The Story Is in Our Bones: How Worldviews and Climate Justice Can Remake a World in Crisis
Reviewed by Lauren Brownlee
October 1, 2024
By Osprey Orielle Lake. New Society Publishers, 2024. 400 pages. $29.99/paperback or eBook.
In The Story Is in Our Bones: How Worldviews and Climate Justice Can Remake a World in Crisis, Osprey Orielle Lake, founder and executive director of the Women’s Earth and Climate Action Network (WECAN), shares lessons that have emerged from her listening to and learning about Indigenous communities around the world. She believes the moment we’re living in calls for “deep systemic change entailing a metamorphic shift in worldview: literally, how we understand the world and our relationship and responsibility to the web of life and each other.” She aims for her book to become a part of a “collective conversation” that moves us toward “a relational Earth-conscious understanding of respect, reciprocity, and restoration.” Throughout the book, Lake models putting Indigenous voices at the center while recognizing the impact of her own white privilege.
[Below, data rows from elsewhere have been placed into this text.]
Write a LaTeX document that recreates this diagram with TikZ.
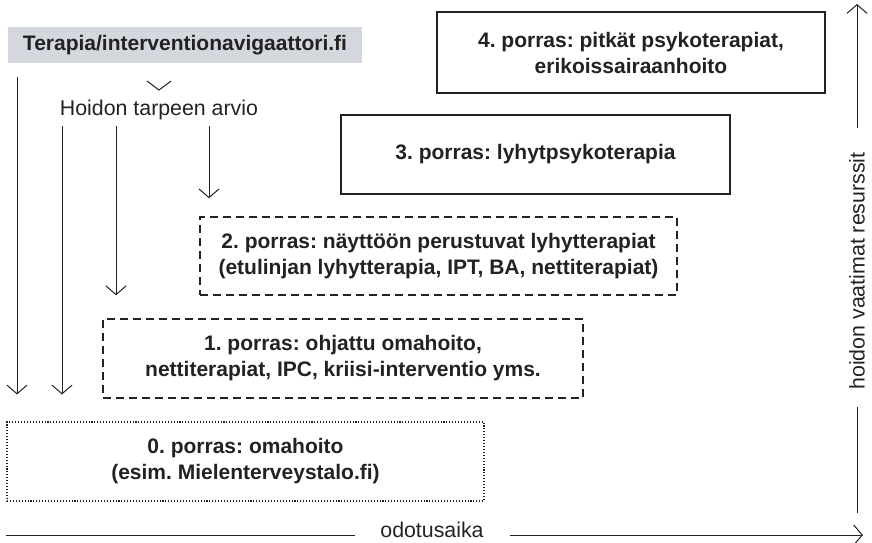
\documentclass[tikz,border=0pt]{standalone}
\usepackage{fontspec}
\setmainfont{Liberation Sans}
\usetikzlibrary{arrows.meta,calc}
\definecolor{ink}{RGB}{34,34,34}
\definecolor{navgray}{RGB}{212,215,221}
\frenchspacing
\tikzset{
  stepsolid/.style={draw=ink, line width=1.5pt, align=center, inner sep=0pt, font=\bfseries\fontsize{15.75}{19.5}\selectfont, text=ink},
  stepdashed/.style={stepsolid, line width=1.1pt, dash pattern=on 6pt off 3.75pt},
  stepdotted/.style={stepsolid, line width=0.8pt, dash pattern=on 0.8pt off 1.4pt},
  lbl/.style={font=\fontsize{16}{19.5}\selectfont, text=ink, inner sep=0pt},
  arr/.style={draw=ink, line width=0.75pt, -{Straight Barb[length=6.5pt,width=15pt,line width=0.75pt]}},
  plain/.style={draw=ink, line width=0.75pt},
}
\begin{document}
\begin{tikzpicture}[x=0.75pt,y=-0.75pt]
\useasboundingbox (0,0) rectangle (872,543);
% header
\node[fill=navgray, minimum width=265.5pt, minimum height=27pt, inner sep=0pt,
      font=\bfseries\fontsize{15.75}{19}\selectfont, text=ink] (nav) at (185,45) {Terapia/interventionavigaattori.fi};
\node[lbl] (hoi) at (159,110) {Hoidon tarpeen arvio};
\draw[plain] (147,81) -- (159,90) -- (171,81);
% steps
\node[stepsolid, minimum width=291pt, minimum height=60.75pt] (b4) at (631,52.5)
  {4. porras: pitkät psykoterapiat,\\erikoissairaanhoito};
\node[stepsolid, minimum width=291.75pt, minimum height=59.25pt] (b3) at (535.5,154.5)
  {3. porras: lyhytpsykoterapia};
\node[stepdashed, minimum width=357.75pt, minimum height=58.5pt] (b2) at (438.5,256)
  {2. porras: näyttöön perustuvat lyhytterapiat\\(etulinjan lyhytterapia, IPT, BA, nettiterapiat)};
\node[stepdashed, minimum width=360pt, minimum height=59.25pt] (b1) at (343,358.5)
  {1. porras: ohjattu omahoito,\\nettiterapiat, IPC, kriisi-interventio yms.};
\node[stepdotted, minimum width=357.75pt, minimum height=59.25pt] (b0) at (245.5,461.5)
  {0. porras: omahoito\\(esim. Mielenterveystalo.fi)};
% vertical arrows
\coordinate (s1) at (17,77);
\coordinate (s2) at (62,126);
\coordinate (s3) at (116,126);
\coordinate (s4) at (209,126);
\coordinate (t0) at ($(b0.north)+(0,-27)$);
\coordinate (t1) at ($(b1.north)+(0,-23)$);
\coordinate (t2) at ($(b2.north)+(0,-18)$);
\draw[arr] (s1) -- (s1 |- t0);
\draw[arr] (s2) -- (s2 |- t0);
\draw[arr] (s3) -- (s3 |- t1);
\draw[arr] (s4) -- (s4 |- t2);
% axes
\node[lbl] (xlab) at (432,530) {odotusaika};
\coordinate (xl) at (6,535);
\coordinate (xr) at (863,535);
\draw[plain] (xl) -- (355,535);
\draw[arr] (510,535) -- (xr);
\node[lbl, rotate=90] (ylab) at (857,271) {hoidon vaatimat resurssit};
\coordinate (yt) at (857,4);
\coordinate (yb) at (857,513);
\draw[arr] ($(ylab.east)+(0,-24)$) -- (yt);
\draw[plain] ($(ylab.west)+(0,17)$) -- (yb);
\end{tikzpicture}
\end{document}
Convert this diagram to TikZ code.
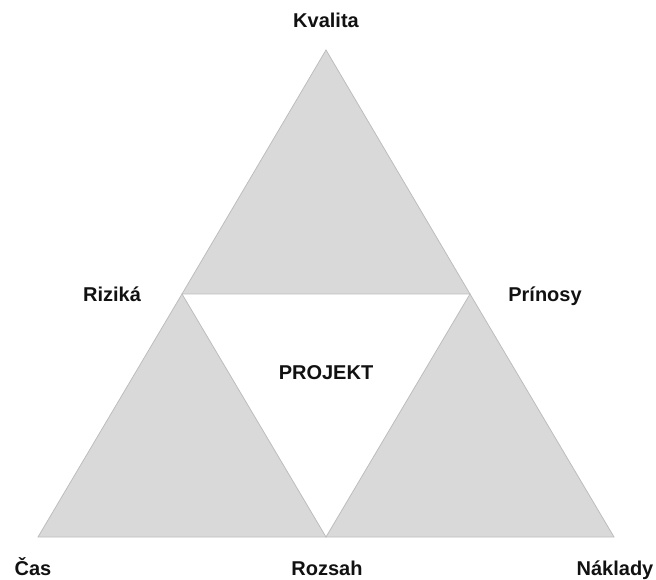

The Story Is in Our Bones invites readers to consider their past, present, and potential future and expand their moral imagination by considering what elements of global Indigenous wisdom would help create the world we seek.
Much of the book is an exploration of what communities worldwide did to care for the earth and each other before colonialism, capitalism, and patriarchy defined the times. Lake encourages readers to reconnect with their Indigenous past, wherever their ancestors may be from. She also advocates for a re-embracing of ancient origin stories, which were originally “land-based stories” but “have been long desecrated or co-opted and perverted by thousands of years of colonization and patriarchy.” She notes that Indigenous cosmologies—many of which have evolved to reflect modern thinking—once portrayed male and female deities equally and respected diverse genders rather than a narrow gender binary. She also mourns the loss of myriad Indigenous languages that better reflected an Earth-conscious mindset, as “[m]ost Indigenous languages recognize nonhuman beings with agency as ‘persons’ and express these relationships as sentient kin.”
The book paints a dire picture of where today’s dominant worldviews have gotten us. Lake grieves that “[s]ome of the most damaging and pervasive worldviews are human dominion over nature, separation from a living Earth, and structural patriarchy and white supremacy” and that “[t]he current dominant society is based upon power over and exploitation of women, Indigenous Peoples, People of Color, and the land.” She points to ways that cisgender white men are consistently entrusted and empowered while women, nonbinary people, and people of color are often considered less worthy and experience consistent discrimination. To add to those dynamics, Lake illustrates how “[f]alse scarcity is integral to colonialism and capitalism” in the way that it maintains power and wealth for the few “at the expense of everyone else.” This us-vs-them mentality extends to the ways we engage with the earth. Rather than seeing the earth as our kin, humans have put ourselves at the center, “pav[ing] the way for exploitation and extractivism of the land since the sacredness of life has now been relegated to malevolence.” These habits of mind, working in unison, “have led to a huge deficit in political will and necessary action.”
The book points to a better world and offers a roadmap. Lake believes that the solutions needed right now will come from the margins, especially women and Indigenous communities. She also trusts the earth itself: “We have so much to learn from Mother Earth’s wisdom, design, and balance, if we take the time to listen, watch, respect, and learn.” She believes that, “we need our movements to hold an intersectional justice lens,” and she tells stories throughout the book of those movements that have put the earth, the sacred feminine, and Indigenous wisdom at the center, and she tells of the tangible impact they have made. In particular, she speaks to the movements around a Just Transition, Land Back, and Rights of Nature. The book is equally full of aspirations of what could be and the lessons of those who are currently bringing that world into being.
I was not surprised to find environmental activist Joanna Macy, who is beloved by many Friends, listed in the acknowledgments, as The Story Is in Our Bones reflects the kind of radical hope that we are used to hearing from her. As a Quaker, I appreciated queries that appear throughout the book, such as “[w]hat is the composition of our cultural soil?” and “how can the dominant society relearn our role as a keystone species and protect and enrich water, land, forest, animals, and the entirety of the web of life?” Lake notes that the “changes so necessary for our survival will not happen without impassioned advocacy from change-makers.” I believe Quakers are up for the task.
Lauren Brownlee is a member of Bethesda (Md.) Meeting where she serves on the Ministry and Worship and Peace and Social Justice Committees. She also serves as deputy general secretary for Friends Committee on National Legislation.